TW: People sometimes think of Lonely Planet as a backpacker's guidebook publisher, and I guess that really emanates from the fact that, when we started, Maureen and I were both in our 20s and we had no money so we were doing trips for people who were also in their 20s with no money. And, of course, the company has grown enormously since then. And we do books for all sorts of people. I always seem to be talking about the more adventurous, more off-the-beaten-track, more on-the-edge sort of places. But equally, we like traveling civilized places as well. We went to Paris two weekends ago. Went to an opera, went to a brand-new museum. Had some very nice food and some very nice wine. Civilized travel is fine by us as well.
CT: Where do you live now -- and where are you from?
MW: We live in Melbourne, Australia. We arrived in Australia on our first trip and spent a year in Sydney, and then we went off and traveled around Southeast Asia, and at the end of that trip we had to decide whether to go back to England or go back to Australia. And we virtually tossed a coin and it came down Australia, and because we lived in Sydney, we decided to go to Melbourne, and I don't know how it happened but we've been stuck there every since.
Originally I'm from Ireland.
TW: I was originally from England, but because my father was working overseas, I didn't really live in England until I was 16.
We don't play that [Lonely Planet is Australian] up too much.
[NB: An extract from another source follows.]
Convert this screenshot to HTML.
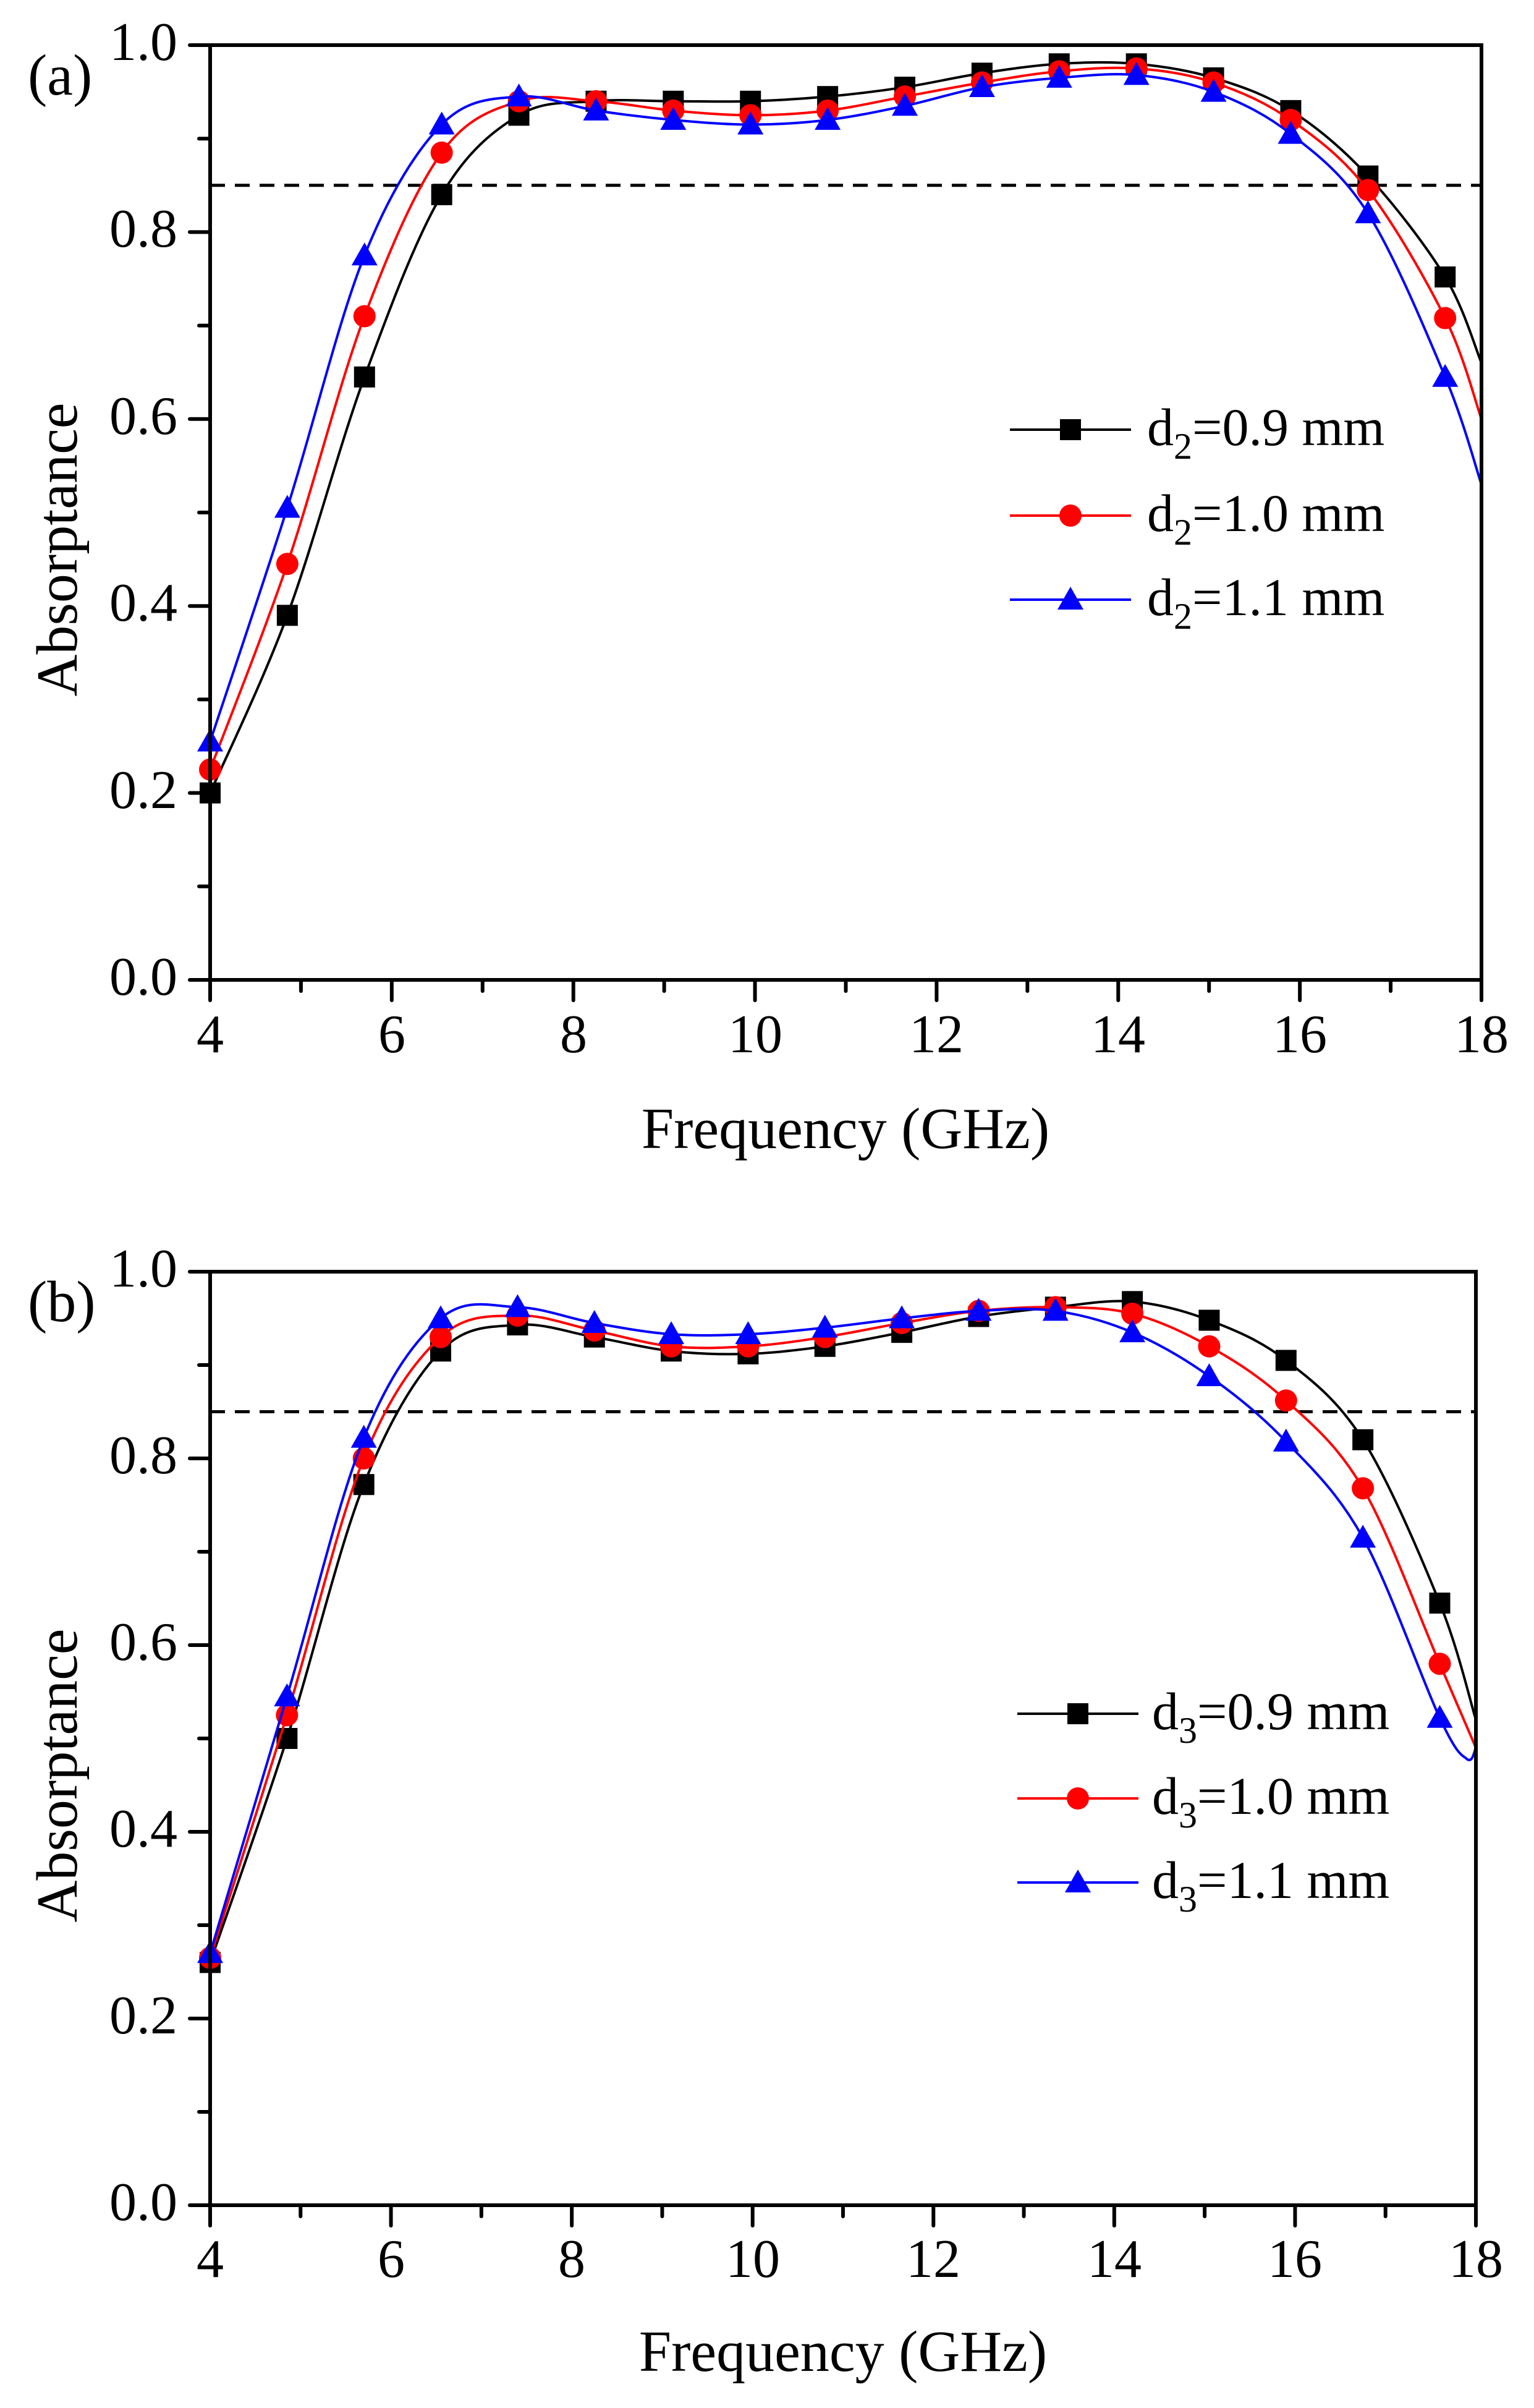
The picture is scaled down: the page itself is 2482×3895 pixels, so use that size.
<!DOCTYPE html>
<html><head><meta charset="utf-8"><style>
html,body{margin:0;padding:0;background:#fff}
svg text{font-family:"Liberation Serif",serif;fill:#000}
</style></head><body>
<svg id="s" width="2482" height="3890" viewBox="0 0 2482 3890" xmlns="http://www.w3.org/2000/svg">
<rect width="2482" height="3890" fill="#fff"/>
<g id="g"></g>
<!-- Panel a text -->
<text x="45" y="153" font-size="94">(a)</text>
<g font-size="88" text-anchor="end">
<text x="287" y="97">1.0</text><text x="287" y="399">0.8</text><text x="287" y="702">0.6</text>
<text x="287" y="1004">0.4</text><text x="287" y="1307">0.2</text><text x="287" y="1609">0.0</text>
</g>
<g font-size="88" text-anchor="middle">
<text x="340" y="1702">4</text><text x="634" y="1702">6</text><text x="928" y="1702">8</text>
<text x="1222" y="1702">10</text><text x="1515" y="1702">12</text><text x="1809" y="1702">14</text>
<text x="2103" y="1702">16</text><text x="2397" y="1702">18</text>
</g>
<text x="1368" y="1857" font-size="94" text-anchor="middle">Frequency (GHz)</text>
<text transform="translate(124,889) rotate(-90)" font-size="94" text-anchor="middle">Absorptance</text>
<g font-size="86">
<text x="1856" y="720">d<tspan font-size="60" dy="22">2</tspan><tspan dy="-22">=0.9 mm</tspan></text>
<text x="1856" y="859">d<tspan font-size="60" dy="22">2</tspan><tspan dy="-22">=1.0 mm</tspan></text>
<text x="1856" y="995">d<tspan font-size="60" dy="22">2</tspan><tspan dy="-22">=1.1 mm</tspan></text>
</g>
<!-- Panel b text -->
<text x="45" y="2137" font-size="94">(b)</text>
<g font-size="88" text-anchor="end">
<text x="287" y="2081">1.0</text><text x="287" y="2383">0.8</text><text x="287" y="2685">0.6</text>
<text x="287" y="2987">0.4</text><text x="287" y="3289">0.2</text><text x="287" y="3591">0.0</text>
</g>
<g font-size="88" text-anchor="middle">
<text x="340" y="3683">4</text><text x="633" y="3683">6</text><text x="925" y="3683">8</text>
<text x="1218" y="3683">10</text><text x="1510" y="3683">12</text><text x="1803" y="3683">14</text>
<text x="2095" y="3683">16</text><text x="2388" y="3683">18</text>
</g>
<text x="1364" y="3835" font-size="94" text-anchor="middle">Frequency (GHz)</text>
<text transform="translate(124,2872) rotate(-90)" font-size="94" text-anchor="middle">Absorptance</text>
<g font-size="86">
<text x="1864" y="2797">d<tspan font-size="60" dy="22">3</tspan><tspan dy="-22">=0.9 mm</tspan></text>
<text x="1864" y="2934">d<tspan font-size="60" dy="22">3</tspan><tspan dy="-22">=1.0 mm</tspan></text>
<text x="1864" y="3070">d<tspan font-size="60" dy="22">3</tspan><tspan dy="-22">=1.1 mm</tspan></text>
</g>
</svg>
<script>
(function(){
var NS="http://www.w3.org/2000/svg",g=document.getElementById("g");
function el(t,a){var e=document.createElementNS(NS,t);for(var k in a)e.setAttribute(k,a[k]);g.appendChild(e);return e;}
var X0=340;
var fs=[];for(var i=0;i<17;i++)fs.push(4+i*0.85);
var cols=["#000","#f00","#00f"];
function marker(type,x,y,c){
 if(type==0)el("rect",{x:x-17,y:y-17,width:34,height:34,fill:c});
 else if(type==1)el("circle",{cx:x,cy:y,r:18,fill:c});
 else el("polygon",{points:(x)+","+(y-21)+" "+(x-21)+","+(y+16)+" "+(x+21)+","+(y+16),fill:c});
}
function smooth(pts){
 var d="M"+pts[0][0]+","+pts[0][1];
 for(var i=0;i<pts.length-1;i++){
  var p0=pts[Math.max(i-1,0)],p1=pts[i],p2=pts[i+1],p3=pts[Math.min(i+2,pts.length-1)];
  var c1=[p1[0]+(p2[0]-p0[0])/6,p1[1]+(p2[1]-p0[1])/6],c2=[p2[0]-(p3[0]-p1[0])/6,p2[1]-(p3[1]-p1[1])/6];
  d+=" C"+c1[0]+","+c1[1]+" "+c2[0]+","+c2[1]+" "+p2[0]+","+p2[1];
 }
 return d;
}
function panel(X1,Ytop,Ybot,data,ends,legX,legY){
 var sx=(X1-X0)/14;
 var xp=function(f){return X0+(f-4)*sx;};
 var yp=function(v){return Ybot-(Ybot-Ytop)*v;};
 el("line",{x1:X0,y1:yp(0.85),x2:X1,y2:yp(0.85),stroke:"#000","stroke-width":5,"stroke-dasharray":"24,16"});
 for(var s=0;s<3;s++){
  var pts=fs.map(function(f,i){return [xp(f),yp(data[s][i])];});
  ends[s].forEach(function(e){pts.push([xp(e[0]),yp(e[1])]);});
  el("path",{d:smooth(pts),fill:"none",stroke:cols[s],"stroke-width":4});
  fs.forEach(function(f,i){marker(s,xp(f),yp(data[s][i]),cols[s]);});
  var ly=legY[s];
  el("line",{x1:legX,y1:ly,x2:legX+196,y2:ly,stroke:cols[s],"stroke-width":4});
  marker(s,legX+98,ly,cols[s]);
 }
 el("rect",{x:X0,y:Ytop,width:X1-X0,height:Ybot-Ytop,fill:"none",stroke:"#000","stroke-width":6});
 for(var f=4;f<=18;f++){var L=(f%2==0)?33:18;el("line",{x1:xp(f),y1:Ybot,x2:xp(f),y2:Ybot+L,stroke:"#000","stroke-width":6,"stroke-linecap":"round"});}
 for(var k=0;k<=10;k++){var L=(k%2==0)?33:18;var y=yp(k/10);el("line",{x1:X0,y1:y,x2:X0-L,y2:y,stroke:"#000","stroke-width":6,"stroke-linecap":"round"});}
}
panel(2397,73,1585,[
[0.20,0.39,0.645,0.84,0.925,0.94,0.94,0.94,0.945,0.955,0.97,0.98,0.98,0.965,0.93,0.86,0.752],
[0.225,0.445,0.71,0.885,0.94,0.94,0.93,0.925,0.93,0.945,0.96,0.972,0.975,0.96,0.92,0.845,0.708],
[0.255,0.505,0.775,0.915,0.945,0.93,0.92,0.915,0.92,0.935,0.955,0.965,0.968,0.95,0.905,0.82,0.645]
],[[[18,0.66]],[[18,0.6]],[[18,0.53]]],1634,[695,834,970]);
panel(2388,2057,3567,[
[0.26,0.50,0.772,0.915,0.943,0.93,0.915,0.912,0.92,0.935,0.952,0.962,0.968,0.948,0.905,0.82,0.645],
[0.265,0.525,0.80,0.93,0.953,0.937,0.92,0.92,0.93,0.945,0.958,0.962,0.955,0.92,0.862,0.768,0.58],
[0.27,0.545,0.822,0.95,0.962,0.945,0.933,0.933,0.94,0.95,0.958,0.958,0.935,0.888,0.818,0.715,0.522]
],[[[18,0.52]],[[18,0.49]],[[17.9,0.478],[18,0.49]]],1646,[2772,2909,3045]);
})();
</script>
</body></html>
Australians are great travelers, and an awful lot of them have passports. But a lot of people have no idea where we're from. Even Australians are surprised some times to discover that we're an Australian business.
CT: [To Maureen] Do you go "home" to Ireland very often?
MW: I try to go back every year. My family is there, and I've got some very good friends there. And I have to admit I just love Ireland. Somehow the place you grew up, I think, is the place you just naturally feel very comfortable in. You may not always want to live there. You may find it exasperating in some ways, but somehow it's like slipping into an old pair of slippers. It's comfortable and it's nice, and I find for myself that it's important to know that I can go back. Even though it's also important to know that I can leave.
TW: And you're going back in two weeks time and taking a group of friends.
CT: Americans sometimes have problems with English spoken by non-Americans. What's been your experience?
MW: I was [in America] with a girlfriend, an American girl, and we went to buy some food from the deli. I said, "I'll have some pastrami, some ham," and the guy just went, "Wat?" like I don't know what she said. And my girlfriend went, "Listen, jerk, she's speaking English!" So I was like 'Oh, OK.' And it wasn't that I was saying pas-trahmi, but I wasn't saying pas-tromi, but he closed off. He decided he didn't understand me. That was it. That happens in lots of places. In Australia, Australians always think I'm an American.
TW: There was a lovely little clip someone sent me once. It was a spoof thing. Supposedly a CNN crew interviewing someone in Iraq, subtitling this guy who spoke perfectly good English.
MW: But he has the cloth on and he's supposedly an insurgent.
TW: And he realizes that subtitles are coming up and he gets absolutely furious. "I went to the American University in Cairo; you can understand me perfectly well."
MW: And then the other insurgent starts to speak, and he says, "He hasn't got subtitles, why has he not got subtitles?" And then the interviewer [speaks], and he says, "You haven't got subtitles! Oh, you're so good, you haven't got subtitles." And everyone begins to turn and walk away. It's very funny.